Ses petites-filles, de temps en temps, lui font cadeau d'un vêtement ou d'une fleur qui la ravissent toujours.
L'une d'entre elles, Paloma, l'accompagne lorsqu'elle va chercher ses vivres au Secours Populaire, avec son chariot de courses. Pour éviter les files d'attentes du mercredi, de plus en plus interminables au fil des années, Nicole y va le vendredi, à 14h15.
"L'ambiance a toujours été très bien, là-bas. Les gens, ceux qui servent et ceux que je connais, ils sont super ! Ils me disent : "Alors madame Riffault, ça va ? Et les petites, ça va ?" Vous voyez, ils savent que c'est moi. Et puis pour les sorties : "Madame Riffault ça vous intéresse une sortie ?

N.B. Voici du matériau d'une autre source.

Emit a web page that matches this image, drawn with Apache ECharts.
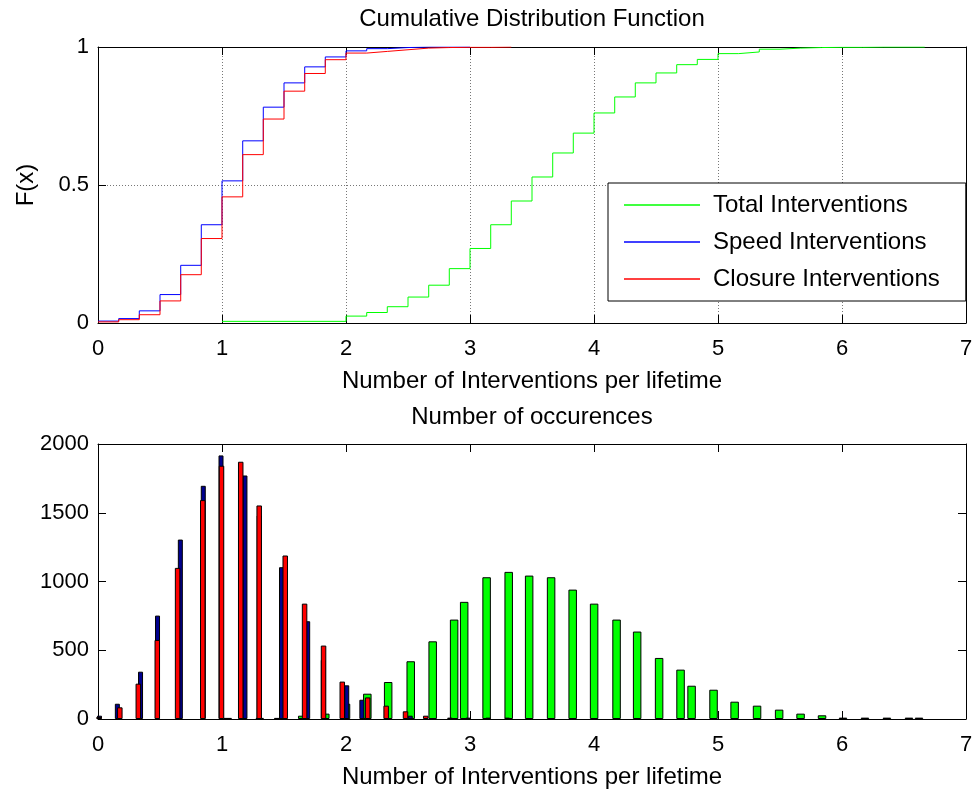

La réponse est toujours oui. C'est sa seule petite folie.Tous les ans, Nicole économise pour sa seule journée de vacances, en août, avec l'association. "Evidemment, je paye, c'est normal ! Un euro par là, 50 centimes par ci, mais j'y arrive !"
"Aidez les jeunes !"
Nicole Riffault, qui s'intéresse un peu de politique, regarde de temps en temps les nouvelles à la télé. "Mais, vous savez, des fois je me dis : y'en a marre, c'est toujours pareil. [Des gens qui ont besoin des aides], il y en a encore, il y en aura toujours. Il y en a de plus en plus. Moi, ça me fait de la peine. J'ai des petits-enfants, je pense toujours à la génération qui arrive. Mais qu'est-ce qu'ils vont devenir ?"
A 75 ans, elle ne voit plus ses conditions de vie s'améliorer, mais voudrait voir l'Etat s'investir davantage aux côtés des jeunes. "Ce qu'il manque c'est ça : aidez les jeunes ! Au moins, qu'ils s'en sortent pour plus tard ! Y'a bien des choses qui peuvent les aider. Je ne demande pas qu'on leur donne des paies entières... Mais une petite bourse, quelque chose. Si ils ont envie de s'acheter un petit pantalon, un haut, bah ils pourraient..."
Honte ? Non merci
Un souhait qui serait bien à contre-courant de la majorité. Dans une étude de l'Ifop, parue début Juillet, 61% des français estimaient que "les individus sont responsables de leur propre bien-être et ils doivent eux-mêmes se prendre en charge".
On s'enquiert auprès d'elle de ces personnes qui, selon le responsable de l'antenne, Jean-François Lunebitz, renoncent à passer la porte du Secours Populaire, par peur du regard des autres.
"Moi, ça ne sera pas mon cas. Je vous jure, s'il y a des gens qui disent : "J'ai honte"... N'ayez pas honte. Ce n'est pas une honte, c'est que vous avez besoin. Ça nous aide, tout simplement."